**Directions for this task**:
Emit the data below verbatim, stripping out any pictures.

**Source material**:
______
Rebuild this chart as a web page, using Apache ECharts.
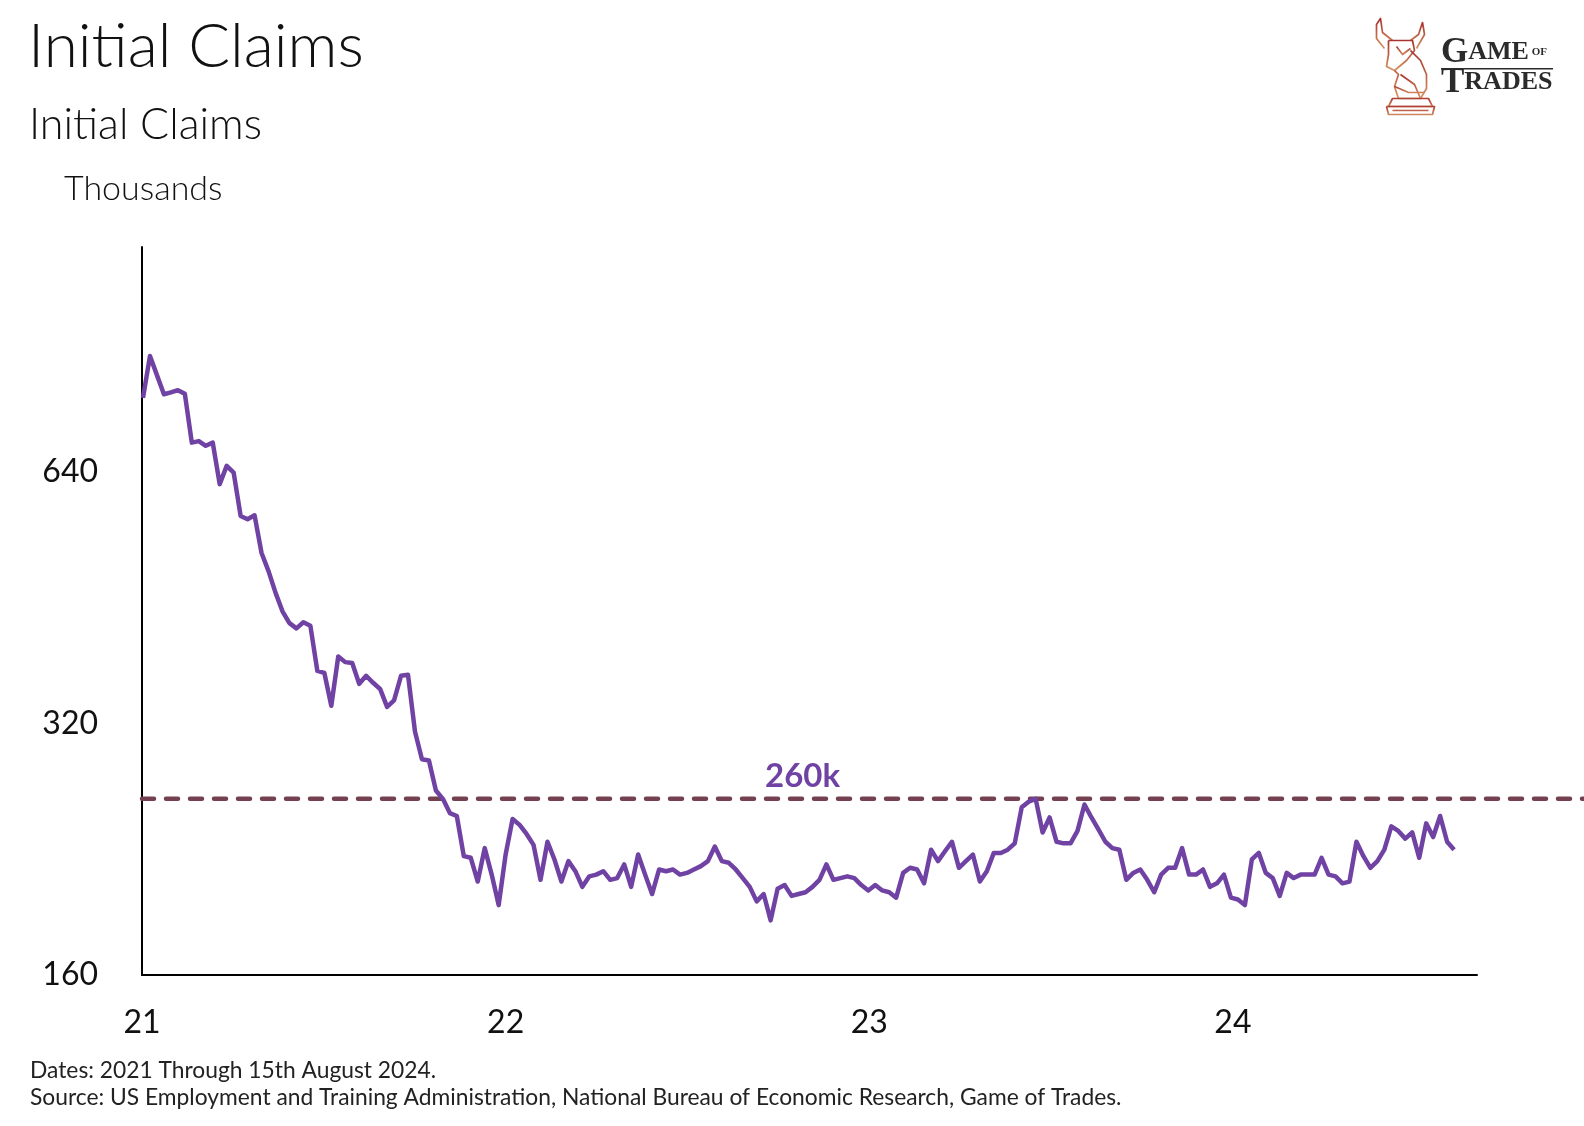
<!DOCTYPE html>
<html><head><meta charset="utf-8">
<script src="https://cdn.jsdelivr.net/npm/echarts@6/dist/echarts.min.js"></script>
<style>html,body{margin:0;padding:0;background:#fff}#c{width:1584px;height:1126px}</style>
</head><body><div id="c"></div>
<script>
// Weekly initial claims (thousands), week ending Saturday, starting 2021-01-02
const startWeek = '2021-01-02';
const claims2021 = [785,881,836,793,797,802,794,694,697,688,694,619,651,639,567,562,568,512,487,459,436,422,416,423,419,370,368,336,385,379,378,357,365,358,352,335,341,365,366,313,290,289,266,260,250,248,222,221,207,227,211,194];
const claims2022 = [223,246,242,236,229,208,231,220,207,219,213,204,210,211,213,208,209,217,204,223,211,200,214,213,214,211,212,214,216,219,228,219,218,214,209,204,196,200,186,203,205,199,200,201,204,208,217,208,209,210,209,205,202];
const claims2023 = [205,202,201,198,212,215,214,206,226,219,225,231,215,219,223,207,213,224,224,226,230,254,258,260,237,247,231,230,230,238,256,247,239,231,227,226,208,212,214,208,201,211,215,215,227,211,211,214,204,206,211,198];
const claims2024 = [197,194,220,224,212,209,199,212,209,211,211,211,221,211,210,206,207,231,222,215,219,226,241,238,233,237,221,243,234,248,231,226];
const yTickValues = [160, 320, 640];
const yearTicks = ['2021-01-01', '2022-01-01', '2023-01-01', '2024-01-01'];
const axisStart = '2021-01-01';
const axisEnd = '2024-09-02';
const yMin = 160, yMax = 1190;
const threshold = 260;
const thresholdLabel = '260k';
const thresholdLabelDate = '2022-10-26';

function ts(s){ const p = s.split('-').map(Number); return new Date(p[0], p[1]-1, p[2]).getTime(); }
const allClaims = claims2021.concat(claims2022, claims2023, claims2024);
const sp = startWeek.split('-').map(Number);
const lineData = allClaims.map((v, i) => [new Date(sp[0], sp[1]-1, sp[2] + 7*i).getTime(), v]);

const FONT = 'Lato';
const PURPLE = '#6f42a3';
const DASH = '#74404f';

const chart = echarts.init(document.getElementById('c'), null, {renderer: 'canvas'});
const grad = new echarts.graphic.LinearGradient(0, 0, 0, 1, [{offset:0, color:'#a52a2a'},{offset:1, color:'#d99a66'}]);
const iconStyle = {stroke: grad, lineWidth: 1.7, fill: null, lineJoin: 'round'};

chart.setOption({
  backgroundColor: '#ffffff',
  animation: false,
  title: [
    {text: 'Initial Claims', left: 28, top: 16, padding: 0, textStyle: {fontFamily: FONT, fontSize: 62, fontWeight: 300, color: '#111'}},
    {text: 'Initial Claims', left: 29, top: 104, padding: 0, textStyle: {fontFamily: FONT, fontSize: 43, fontWeight: 300, color: '#111'}},
    {text: 'Thousands', left: 64, top: 172, padding: 0, textStyle: {fontFamily: FONT, fontSize: 34, fontWeight: 300, color: '#111'}},
    {text: 'Dates: 2021 Through 15th August 2024.', left: 30, top: 1059, padding: 0, textStyle: {fontFamily: FONT, fontSize: 22.8, fontWeight: 'normal', color: '#222'}},
    {text: 'Source: US Employment and Training Administration, National Bureau of Economic Research, Game of Trades.', left: 30, top: 1086, padding: 0, textStyle: {fontFamily: FONT, fontSize: 22.8, fontWeight: 'normal', color: '#222'}}
  ],
  grid: [
    {left: 142, right: 107, top: 247, bottom: 151, containLabel: false},
    {left: 142, right: 0, top: 247, bottom: 151, containLabel: false}
  ],
  xAxis: [
    {type: 'value', gridIndex: 0, min: ts(axisStart), max: ts(axisEnd),
     axisLine: {show: true, lineStyle: {color: '#000', width: 2}},
     axisTick: {show: false}, splitLine: {show: false},
     axisLabel: {customValues: yearTicks.map(ts), margin: 32, fontFamily: FONT, fontSize: 32, color: '#111',
       formatter: function(v){ return String(new Date(v).getFullYear()).slice(2); }}},
    {type: 'value', gridIndex: 1, min: 0, max: 1, show: false}
  ],
  yAxis: [
    {type: 'log', logBase: 2, gridIndex: 0, min: yMin, max: yMax,
     axisLine: {show: true, lineStyle: {color: '#000', width: 2}},
     axisTick: {show: false}, splitLine: {show: false},
     axisLabel: {customValues: yTickValues, margin: 44, fontFamily: FONT, fontSize: 32, color: '#111'}},
    {type: 'log', logBase: 2, gridIndex: 1, min: yMin, max: yMax, show: false}
  ],
  series: [
    {type: 'line', xAxisIndex: 1, yAxisIndex: 1, data: [[0, threshold], [1, threshold]],
     symbol: 'none', silent: true,
     lineStyle: {color: DASH, width: 4.5, type: [12, 12], cap: 'round'}},
    {type: 'line', xAxisIndex: 0, yAxisIndex: 0, data: lineData, symbol: 'none', smooth: false,
     lineStyle: {color: PURPLE, width: 4.5, join: 'round'},
     markPoint: {symbol: 'circle', symbolSize: 0, silent: true,
       data: [{coord: [ts(thresholdLabelDate), threshold],
         label: {show: true, position: 'top', distance: 6, formatter: thresholdLabel,
           fontFamily: FONT, fontSize: 33, fontWeight: 'bold', color: PURPLE}}]}}
  ],
  graphic: [
    {type: 'group', left: 1374, top: 16, children: [
      {type: 'polyline', shape: {points: [[14,30],[6,20],[6,6],[10,0],[12,14],[22,22]]}, style: iconStyle},
      {type: 'polyline', shape: {points: [[40,22],[48,16],[52,4],[54,16],[46,30]]}, style: iconStyle},
      {type: 'polyline', shape: {points: [[18,22],[42,22],[44,32],[36,42],[24,52],[16,48],[18,36],[18,22]]}, style: iconStyle},
      {type: 'polyline', shape: {points: [[26,28],[32,36],[40,30]]}, style: iconStyle},
      {type: 'polyline', shape: {points: [[40,32],[50,42],[56,56],[56,70],[50,80],[28,80],[24,68],[28,56],[24,52]]}, style: iconStyle},
      {type: 'polyline', shape: {points: [[30,56],[44,66],[50,80]]}, style: iconStyle},
      {type: 'polyline', shape: {points: [[24,68],[38,74],[54,74]]}, style: iconStyle},
      {type: 'polyline', shape: {points: [[22,80],[58,80],[62,88],[18,88],[22,80]]}, style: iconStyle},
      {type: 'polyline', shape: {points: [[16,88],[64,88],[62,96],[18,96],[16,88]]}, style: iconStyle},
      {type: 'polyline', shape: {points: [[22,92],[58,92]]}, style: iconStyle}
    ]},
    {type: 'text', left: 1441, top: 35, style: {text: '{a|G}{b|AME}{c| OF}', rich: {
      a: {fontFamily: 'Liberation Serif', fontSize: 35, fontWeight: 'bold', fill: '#2b2b2b'},
      b: {fontFamily: 'Liberation Serif', fontSize: 26, fontWeight: 'bold', fill: '#2b2b2b'},
      c: {fontFamily: 'Liberation Serif', fontSize: 11, fontWeight: 'bold', fill: '#2b2b2b'}}}},
    {type: 'rect', left: 1441, top: 68, shape: {width: 112, height: 1.5}, style: {fill: '#2b2b2b'}},
    {type: 'text', left: 1441, top: 65, style: {text: '{a|T}{b|RADES}', rich: {
      a: {fontFamily: 'Liberation Serif', fontSize: 35, fontWeight: 'bold', fill: '#2b2b2b'},
      b: {fontFamily: 'Liberation Serif', fontSize: 26, fontWeight: 'bold', fill: '#2b2b2b'}}}}
  ]
});
</script></body></html>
______
**Task result**:
Rebuild this chart as a web page, using Apache ECharts.
<!DOCTYPE html>
<html><head><meta charset="utf-8">
<script src="https://cdn.jsdelivr.net/npm/echarts@6/dist/echarts.min.js"></script>
<style>html,body{margin:0;padding:0;background:#fff}#c{width:1584px;height:1126px}</style>
</head><body><div id="c"></div>
<script>
// Weekly initial claims (thousands), week ending Saturday, starting 2021-01-02
const startWeek = '2021-01-02';
const claims2021 = [785,881,836,793,797,802,794,694,697,688,694,619,651,639,567,562,568,512,487,459,436,422,416,423,419,370,368,336,385,379,378,357,365,358,352,335,341,365,366,313,290,289,266,260,250,248,222,221,207,227,211,194];
const claims2022 = [223,246,242,236,229,208,231,220,207,219,213,204,210,211,213,208,209,217,204,223,211,200,214,213,214,211,212,214,216,219,228,219,218,214,209,204,196,200,186,203,205,199,200,201,204,208,217,208,209,210,209,205,202];
const claims2023 = [205,202,201,198,212,215,214,206,226,219,225,231,215,219,223,207,213,224,224,226,230,254,258,260,237,247,231,230,230,238,256,247,239,231,227,226,208,212,214,208,201,211,215,215,227,211,211,214,204,206,211,198];
const claims2024 = [197,194,220,224,212,209,199,212,209,211,211,211,221,211,210,206,207,231,222,215,219,226,241,238,233,237,221,243,234,248,231,226];
const yTickValues = [160, 320, 640];
const yearTicks = ['2021-01-01', '2022-01-01', '2023-01-01', '2024-01-01'];
const axisStart = '2021-01-01';
const axisEnd = '2024-09-02';
const yMin = 160, yMax = 1190;
const threshold = 260;
const thresholdLabel = '260k';
const thresholdLabelDate = '2022-10-26';

function ts(s){ const p = s.split('-').map(Number); return new Date(p[0], p[1]-1, p[2]).getTime(); }
const allClaims = claims2021.concat(claims2022, claims2023, claims2024);
const sp = startWeek.split('-').map(Number);
const lineData = allClaims.map((v, i) => [new Date(sp[0], sp[1]-1, sp[2] + 7*i).getTime(), v]);

const FONT = 'Lato';
const PURPLE = '#6f42a3';
const DASH = '#74404f';

const chart = echarts.init(document.getElementById('c'), null, {renderer: 'canvas'});
const grad = new echarts.graphic.LinearGradient(0, 0, 0, 1, [{offset:0, color:'#a52a2a'},{offset:1, color:'#d99a66'}]);
const iconStyle = {stroke: grad, lineWidth: 1.7, fill: null, lineJoin: 'round'};

chart.setOption({
  backgroundColor: '#ffffff',
  animation: false,
  title: [
    {text: 'Initial Claims', left: 28, top: 16, padding: 0, textStyle: {fontFamily: FONT, fontSize: 62, fontWeight: 300, color: '#111'}},
    {text: 'Initial Claims', left: 29, top: 104, padding: 0, textStyle: {fontFamily: FONT, fontSize: 43, fontWeight: 300, color: '#111'}},
    {text: 'Thousands', left: 64, top: 172, padding: 0, textStyle: {fontFamily: FONT, fontSize: 34, fontWeight: 300, color: '#111'}},
    {text: 'Dates: 2021 Through 15th August 2024.', left: 30, top: 1059, padding: 0, textStyle: {fontFamily: FONT, fontSize: 22.8, fontWeight: 'normal', color: '#222'}},
    {text: 'Source: US Employment and Training Administration, National Bureau of Economic Research, Game of Trades.', left: 30, top: 1086, padding: 0, textStyle: {fontFamily: FONT, fontSize: 22.8, fontWeight: 'normal', color: '#222'}}
  ],
  grid: [
    {left: 142, right: 107, top: 247, bottom: 151, containLabel: false},
    {left: 142, right: 0, top: 247, bottom: 151, containLabel: false}
  ],
  xAxis: [
    {type: 'value', gridIndex: 0, min: ts(axisStart), max: ts(axisEnd),
     axisLine: {show: true, lineStyle: {color: '#000', width: 2}},
     axisTick: {show: false}, splitLine: {show: false},
     axisLabel: {customValues: yearTicks.map(ts), margin: 32, fontFamily: FONT, fontSize: 32, color: '#111',
       formatter: function(v){ return String(new Date(v).getFullYear()).slice(2); }}},
    {type: 'value', gridIndex: 1, min: 0, max: 1, show: false}
  ],
  yAxis: [
    {type: 'log', logBase: 2, gridIndex: 0, min: yMin, max: yMax,
     axisLine: {show: true, lineStyle: {color: '#000', width: 2}},
     axisTick: {show: false}, splitLine: {show: false},
     axisLabel: {customValues: yTickValues, margin: 44, fontFamily: FONT, fontSize: 32, color: '#111'}},
    {type: 'log', logBase: 2, gridIndex: 1, min: yMin, max: yMax, show: false}
  ],
  series: [
    {type: 'line', xAxisIndex: 1, yAxisIndex: 1, data: [[0, threshold], [1, threshold]],
     symbol: 'none', silent: true,
     lineStyle: {color: DASH, width: 4.5, type: [12, 12], cap: 'round'}},
    {type: 'line', xAxisIndex: 0, yAxisIndex: 0, data: lineData, symbol: 'none', smooth: false,
     lineStyle: {color: PURPLE, width: 4.5, join: 'round'},
     markPoint: {symbol: 'circle', symbolSize: 0, silent: true,
       data: [{coord: [ts(thresholdLabelDate), threshold],
         label: {show: true, position: 'top', distance: 6, formatter: thresholdLabel,
           fontFamily: FONT, fontSize: 33, fontWeight: 'bold', color: PURPLE}}]}}
  ],
  graphic: [
    {type: 'group', left: 1374, top: 16, children: [
      {type: 'polyline', shape: {points: [[14,30],[6,20],[6,6],[10,0],[12,14],[22,22]]}, style: iconStyle},
      {type: 'polyline', shape: {points: [[40,22],[48,16],[52,4],[54,16],[46,30]]}, style: iconStyle},
      {type: 'polyline', shape: {points: [[18,22],[42,22],[44,32],[36,42],[24,52],[16,48],[18,36],[18,22]]}, style: iconStyle},
      {type: 'polyline', shape: {points: [[26,28],[32,36],[40,30]]}, style: iconStyle},
      {type: 'polyline', shape: {points: [[40,32],[50,42],[56,56],[56,70],[50,80],[28,80],[24,68],[28,56],[24,52]]}, style: iconStyle},
      {type: 'polyline', shape: {points: [[30,56],[44,66],[50,80]]}, style: iconStyle},
      {type: 'polyline', shape: {points: [[24,68],[38,74],[54,74]]}, style: iconStyle},
      {type: 'polyline', shape: {points: [[22,80],[58,80],[62,88],[18,88],[22,80]]}, style: iconStyle},
      {type: 'polyline', shape: {points: [[16,88],[64,88],[62,96],[18,96],[16,88]]}, style: iconStyle},
      {type: 'polyline', shape: {points: [[22,92],[58,92]]}, style: iconStyle}
    ]},
    {type: 'text', left: 1441, top: 35, style: {text: '{a|G}{b|AME}{c| OF}', rich: {
      a: {fontFamily: 'Liberation Serif', fontSize: 35, fontWeight: 'bold', fill: '#2b2b2b'},
      b: {fontFamily: 'Liberation Serif', fontSize: 26, fontWeight: 'bold', fill: '#2b2b2b'},
      c: {fontFamily: 'Liberation Serif', fontSize: 11, fontWeight: 'bold', fill: '#2b2b2b'}}}},
    {type: 'rect', left: 1441, top: 68, shape: {width: 112, height: 1.5}, style: {fill: '#2b2b2b'}},
    {type: 'text', left: 1441, top: 65, style: {text: '{a|T}{b|RADES}', rich: {
      a: {fontFamily: 'Liberation Serif', fontSize: 35, fontWeight: 'bold', fill: '#2b2b2b'},
      b: {fontFamily: 'Liberation Serif', fontSize: 26, fontWeight: 'bold', fill: '#2b2b2b'}}}}
  ]
});
</script></body></html>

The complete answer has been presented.